Type I has nothing to do with diet and exercise. Unlike Type II which can often be caused by poor diet and exercise and controlled by improving those things.

In the last several years treatments have improved so much that Diabetics no longer have to be on a strict diet. James will be able to eat anything that he wants, as long as we adjust his insulin accordingly. We will make some changes obviously, because the less sugar he eats the less medicine we have to inject, but for the most part he can eat his normal diet. We just have to consolidate his meals and snacks so he doesn't have to get as many injections.

There are several treatment options that will be available to James once we have stabilized him more, but all include injecting Insulin. There are insulin pumps he will probably be able to use that make it so we don't have to poke him every meal and stuff, but he will be insulin dependent for the rest of his life...unless they find a cure before then!
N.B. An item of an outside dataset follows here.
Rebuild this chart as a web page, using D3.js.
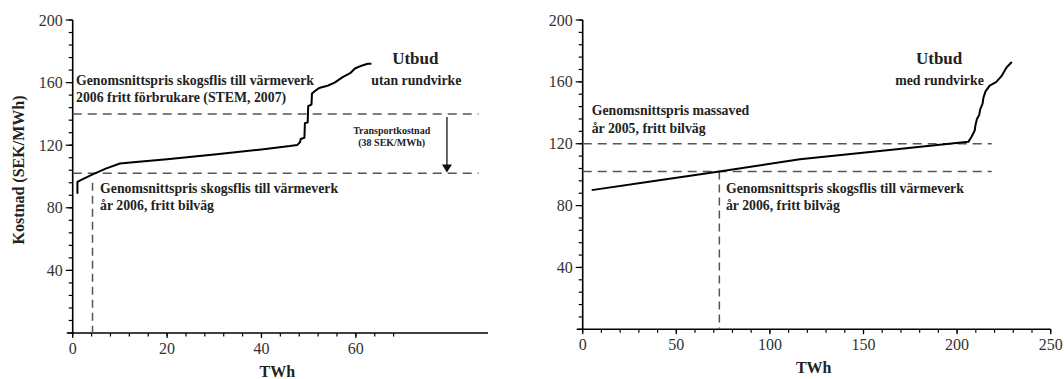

We have to check James' glucose level by pricking his finger at least 4 times a day.

We calculate his insulin dosage based on the number of carbs he is about to eat. Carbs are what turn to glucose in our bloodstream. That means we will be counting carbs in EVERYTHING.
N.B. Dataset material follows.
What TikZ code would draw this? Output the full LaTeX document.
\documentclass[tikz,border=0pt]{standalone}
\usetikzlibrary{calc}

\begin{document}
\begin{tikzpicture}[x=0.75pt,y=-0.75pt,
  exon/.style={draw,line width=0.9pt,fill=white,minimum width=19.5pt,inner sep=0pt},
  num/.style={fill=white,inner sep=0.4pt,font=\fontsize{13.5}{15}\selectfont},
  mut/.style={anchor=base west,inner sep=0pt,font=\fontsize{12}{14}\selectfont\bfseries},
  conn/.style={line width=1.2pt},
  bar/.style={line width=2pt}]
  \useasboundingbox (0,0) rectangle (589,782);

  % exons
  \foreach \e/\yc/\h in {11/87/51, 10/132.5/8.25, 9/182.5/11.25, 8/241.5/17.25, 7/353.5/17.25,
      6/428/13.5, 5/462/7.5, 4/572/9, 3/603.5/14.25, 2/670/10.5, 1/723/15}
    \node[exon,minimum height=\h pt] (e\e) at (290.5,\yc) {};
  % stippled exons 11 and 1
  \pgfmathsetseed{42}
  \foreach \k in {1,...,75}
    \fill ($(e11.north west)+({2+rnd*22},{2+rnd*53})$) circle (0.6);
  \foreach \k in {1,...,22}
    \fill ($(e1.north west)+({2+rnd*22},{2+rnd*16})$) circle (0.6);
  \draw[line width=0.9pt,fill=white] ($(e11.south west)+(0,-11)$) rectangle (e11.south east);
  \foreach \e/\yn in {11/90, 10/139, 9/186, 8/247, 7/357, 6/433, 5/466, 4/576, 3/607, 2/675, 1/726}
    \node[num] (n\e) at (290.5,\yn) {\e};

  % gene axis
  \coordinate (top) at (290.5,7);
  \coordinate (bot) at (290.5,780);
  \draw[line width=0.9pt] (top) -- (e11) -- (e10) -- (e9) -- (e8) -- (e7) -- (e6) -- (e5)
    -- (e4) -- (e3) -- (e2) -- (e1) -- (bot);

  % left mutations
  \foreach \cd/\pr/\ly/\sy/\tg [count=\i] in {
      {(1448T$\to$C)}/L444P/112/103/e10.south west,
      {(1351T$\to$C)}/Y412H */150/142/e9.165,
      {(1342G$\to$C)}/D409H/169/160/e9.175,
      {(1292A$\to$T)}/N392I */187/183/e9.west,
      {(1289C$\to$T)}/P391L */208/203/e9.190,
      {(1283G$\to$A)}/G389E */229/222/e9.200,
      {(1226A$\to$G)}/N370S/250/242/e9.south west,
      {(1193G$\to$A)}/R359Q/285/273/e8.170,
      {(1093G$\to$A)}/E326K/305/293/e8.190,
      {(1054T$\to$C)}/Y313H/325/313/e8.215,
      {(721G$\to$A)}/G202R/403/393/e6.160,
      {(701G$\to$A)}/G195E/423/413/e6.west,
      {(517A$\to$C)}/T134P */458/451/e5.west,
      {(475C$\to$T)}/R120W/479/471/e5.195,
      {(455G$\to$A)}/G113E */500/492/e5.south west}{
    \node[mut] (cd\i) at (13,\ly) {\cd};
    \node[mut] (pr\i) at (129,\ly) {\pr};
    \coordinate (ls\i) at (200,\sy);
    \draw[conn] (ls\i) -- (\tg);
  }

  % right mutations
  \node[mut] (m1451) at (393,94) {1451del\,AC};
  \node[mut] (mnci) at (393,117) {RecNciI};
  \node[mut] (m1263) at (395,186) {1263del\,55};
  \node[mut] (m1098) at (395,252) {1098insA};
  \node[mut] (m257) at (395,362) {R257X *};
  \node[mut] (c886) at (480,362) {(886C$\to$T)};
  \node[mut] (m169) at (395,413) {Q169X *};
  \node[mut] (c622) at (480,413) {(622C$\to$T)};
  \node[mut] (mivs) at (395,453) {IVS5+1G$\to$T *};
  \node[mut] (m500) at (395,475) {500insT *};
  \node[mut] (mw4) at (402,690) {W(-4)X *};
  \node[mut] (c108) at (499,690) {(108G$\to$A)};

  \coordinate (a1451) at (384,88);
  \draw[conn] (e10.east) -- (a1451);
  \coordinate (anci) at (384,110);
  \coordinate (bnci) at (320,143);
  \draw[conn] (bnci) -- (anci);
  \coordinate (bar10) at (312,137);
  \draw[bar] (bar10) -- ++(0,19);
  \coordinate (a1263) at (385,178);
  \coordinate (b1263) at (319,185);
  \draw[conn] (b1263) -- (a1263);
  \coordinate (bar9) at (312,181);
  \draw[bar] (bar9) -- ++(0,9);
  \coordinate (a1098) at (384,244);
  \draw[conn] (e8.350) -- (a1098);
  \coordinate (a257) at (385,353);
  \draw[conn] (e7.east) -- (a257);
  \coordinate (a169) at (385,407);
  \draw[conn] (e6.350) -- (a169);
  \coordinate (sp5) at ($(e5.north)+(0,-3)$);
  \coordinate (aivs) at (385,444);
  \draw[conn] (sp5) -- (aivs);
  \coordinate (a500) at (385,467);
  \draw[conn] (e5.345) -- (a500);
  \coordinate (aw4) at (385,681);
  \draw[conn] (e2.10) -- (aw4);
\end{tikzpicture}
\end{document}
It is best for James to get insulin before he eats, which means we have to try and estimate how much he is going to eat in advance. Tricky business with a 4-year-old! So far he is doing great, but we are feeding him what he wants to make that easier. Once I go back to making what I want, it might be a different story!
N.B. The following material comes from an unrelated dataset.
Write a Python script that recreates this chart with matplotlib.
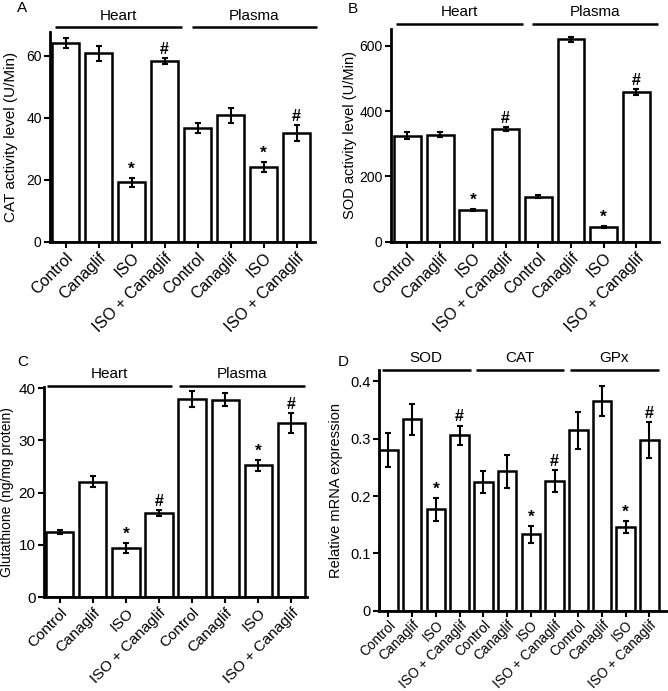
import numpy as np
import matplotlib.pyplot as plt
from matplotlib.transforms import blended_transform_factory

plt.rcParams['font.family'] = ['Liberation Sans', 'DejaVu Sans']

groups = ['Control', 'Canaglif', 'ISO', 'ISO + Canaglif']

# Panel A: CAT activity (U/Min)
cat_mean = [64.2, 60.8, 19.2, 58.3, 36.7, 40.8, 24.2, 35.0]
cat_err = [1.5, 2.5, 1.5, 1.0, 1.5, 2.5, 1.5, 2.6]
# Panel B: SOD activity (U/Min)
sod_mean = [325, 328, 97, 345, 138, 620, 45, 458]
sod_err = [10, 8, 3, 6, 5, 8, 3, 8]
# Panel C: Glutathione (ng/mg protein)
gsh_mean = [12.5, 22.1, 9.4, 16.1, 38.0, 37.8, 25.2, 33.4]
gsh_err = [0.4, 1.0, 0.9, 0.6, 1.5, 1.2, 1.0, 1.9]
# Panel D: relative mRNA expression
mrna_mean = [0.280, 0.334, 0.177, 0.306,
             0.225, 0.243, 0.133, 0.226,
             0.315, 0.366, 0.146, 0.298]
mrna_err = [0.030, 0.027, 0.020, 0.017,
            0.019, 0.028, 0.015, 0.019,
            0.032, 0.027, 0.011, 0.031]

marks_8 = ['', '', '*', '#', '', '', '*', '#']
marks_12 = ['', '', '*', '#'] * 3

fig = plt.figure(figsize=(6.68, 6.91), dpi=100)


def panel(rect, means, errs, marks, ylim, yticks, ylabel, xlim, width,
          brackets, letter, letter_pos, ylabel_x, tick_fs, xtick_fs, ylabel_fs,
          line_y, text_y, xpad=2):
    ax = fig.add_axes(rect)
    n = len(means)
    x = np.arange(n)
    ax.bar(x, means, width=width, color='white', edgecolor='black', linewidth=1.8, zorder=2)
    ax.errorbar(x, means, yerr=errs, fmt='none', ecolor='black', elinewidth=1.5,
                capsize=2.2, capthick=1.5, zorder=3)
    span = ylim[1] - ylim[0]
    for xi, m, e, mk in zip(x, means, errs, marks):
        if mk:
            ax.text(xi, m + e + span * 0.006, mk, ha='center', va='bottom',
                    fontsize=12.5 if mk == '*' else 11.5, fontweight='bold')
    ax.set_xlim(*xlim)
    ax.set_ylim(*ylim)
    ax.set_yticks(yticks)
    ax.set_yticklabels([('%g' % t) for t in yticks], fontsize=tick_fs)
    ax.set_xticks(x)
    labels = groups * (n // 4)
    ax.set_xticklabels(labels, rotation=45, ha='right', rotation_mode='anchor',
                       fontsize=xtick_fs)
    for s in ['top', 'right']:
        ax.spines[s].set_visible(False)
    for s in ['left', 'bottom']:
        ax.spines[s].set_linewidth(2)
    ax.tick_params(width=1.5, length=4, pad=2)
    ax.tick_params(axis='x', pad=xpad)
    ax.set_ylabel(ylabel, fontsize=ylabel_fs)
    ax.yaxis.set_label_coords(ylabel_x, 0.5)
    tr = blended_transform_factory(ax.transData, ax.transAxes)
    for name, x0, x1 in brackets:
        ax.plot([x0, x1], [line_y, line_y], color='black', lw=1.8, transform=tr,
                clip_on=False, solid_capstyle='butt')
        ax.text((x0 + x1) / 2, text_y, name, ha='center', va='bottom', fontsize=11,
                transform=tr)
    fig.text(letter_pos[0], letter_pos[1], letter, fontsize=11, ha='left', va='center')
    return ax


panel([0.0749, 0.6498, 0.3967, 0.3039], cat_mean, cat_err, marks_8,
      (0, 67.7), [0, 20, 40, 60], 'CAT activity level (U/Min)', (-0.47, 7.56), 0.82,
      [('Heart', -0.32, 3.53), ('Plasma', 3.83, 7.62)], 'A', (0.026, 0.988), -0.12,
      10, 11.5, 11, 1.024, 1.045)

panel([0.585, 0.6502, 0.4015, 0.3078], sod_mean, sod_err, marks_8,
      (0, 651), [0, 200, 400, 600], 'SOD activity level (U/Min)', (-0.51, 7.69), 0.82,
      [('Heart', -0.35, 3.53), ('Plasma', 3.81, 7.66)], 'B', (0.52, 0.987), -0.125,
      10, 11.5, 10.5, 1.024, 1.045)

panel([0.0659, 0.136, 0.3937, 0.3044], gsh_mean, gsh_err, marks_8,
      (0, 40.3), [0, 10, 20, 30, 40], 'Glutathione (ng/mg protein)', (-0.48, 7.48), 0.82,
      [('Heart', -0.4, 3.4), ('Plasma', 3.62, 7.42)], 'C', (0.026, 0.476), -0.114,
      11, 11, 10, 1.003, 1.025)

panel([0.567, 0.1162, 0.4315, 0.3483], mrna_mean, mrna_err, marks_12,
      (0, 0.42), [0, 0.1, 0.2, 0.3, 0.4], 'Relative mRNA expression', (-0.41, 11.74), 0.78,
      [('SOD', -0.28, 3.47), ('CAT', 3.68, 7.4), ('GPx', 7.65, 11.4)], 'D', (0.505, 0.476),
      -0.125, 10.5, 9.8, 10.5, 1.0, 1.02, xpad=1)

fig.savefig('out.png', dpi=100)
High blood sugar is what is dangerous in the long term, so as long as it is controlled he should not have to deal with the circulatory or vision problems that are the horror stories of diabetes.

Low blood sugar is more dangerous in the short term. If his sugar gets too low he could be unresponsive, unconscious and have seizures. We have something that is the equivalent of an epi-pen for if his sugar is that dangerously low. But that is an extreme thing, most diabetics do not experience that these days. Luckily, since we keep a close eye on the numbers usually a cup of juice or fruit snacks is all we will need.

So basically our job is to try and keep his sugar somewhere in the middle as best we can. Its tricky but we are slowly figuring it out. If any of you have questions, feel free to ask! I would love for lots of people to understand.

And by the way, he can lead a normal life. Play sports, go to friends houses all that stuff. You don't need to be afraid of him. ;)

Wednesday, September 7, 2011

My Poor Boy


Today James was supposed to start his last year of preschool. Instead he spent the day at Primary Children's learning how to live with diabetes. Its not fair. No 4-year-old boy should have to try and understand why he has to get shots multiple times a day, or why he has to wait to eat until he's been poked two or three times. No one should have to be his parents practice pin-cushion. Its not fair. Its a life long disease. And he's only 4. It will be part of every memory for him. I know there is nothing I could do to prevent it, but I can't help but feel responsible when I see my boy in the hospital. Did I mention its not fair? I know that it is much easier to control these days, and that maybe a cure could be found at some point. I know there are worse things to be diagnosed with. But, none of this knowledge makes it easier. I just feel so upset. But, I also know that I am so lucky. I have the most amazing support system. I have 3 close friends/family members with children with diabetes who are open books for our questions and insecurities, as well as innumerable other people just there for me for any reason. I had 40+ email/facebook responses and many texts and phone calls today from people looking out for me. That's love. I know we will be ok. I know we will get the hang of it. I know we will be stronger for it all. But right now I'm upset, overwhelmed and sad. I'm just sad. My poor boy. Its not fair.

Thursday, September 1, 2011

Fun Mom

Sometimes I'm a fun mom, note often enough, but sometimes!

Making cupcakes! The way life should be, covered in cake batter.



Waterballoon fight!! I wish these pictures did justice to how wet we are and how much fun we had! It was fun to let loose and be one of the kids for a while!